What can I say? The guy got paid by the word.
Now that’s cynicism “as big as full-grown snowflakes.”
I’ve just lately fallen in love with Dickens myself. His characters, and his fog and mud apparently, are so multi-faceted.
When I had to read things like that for school I did it but never fully enjoyed them. Now that I can read for the pure pleasure of it, I’m getting back into several classics that I remembered “liking” but couldn’t remember much else. I re-read To Kill a Mockingbird last year and it’s definitely near the top of my “great reads”. I read Dickens’ A Tale of Two Cities in high school and again, I remember liking it, but not much more.
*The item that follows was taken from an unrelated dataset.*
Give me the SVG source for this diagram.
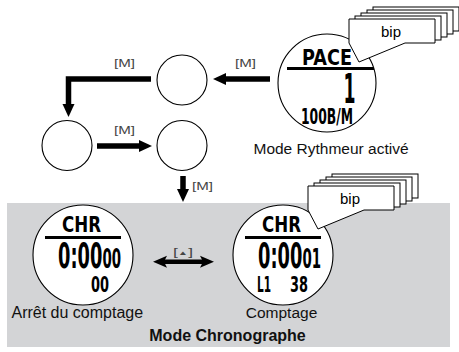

I’d like to re-read that as well, and it sounds like Bleak House would also be right up my alley.
I’m needing help sorting out my 16 or 17 boxes of books that need to be downsized for our move…any takers? Shari, should we send you out a ticket to come to Oregon!?
YES!!!!!!!!!!
tell me when your first open appointment time is!! Or would you not be able to take time off from this wonderful blog? By the way I felt very selfish when I was asking for help with boxes of books, when you’d love to be able to give Sweet sister, Jean a visit and a clean bill of health!! FYI, we’d all love if you could do just that!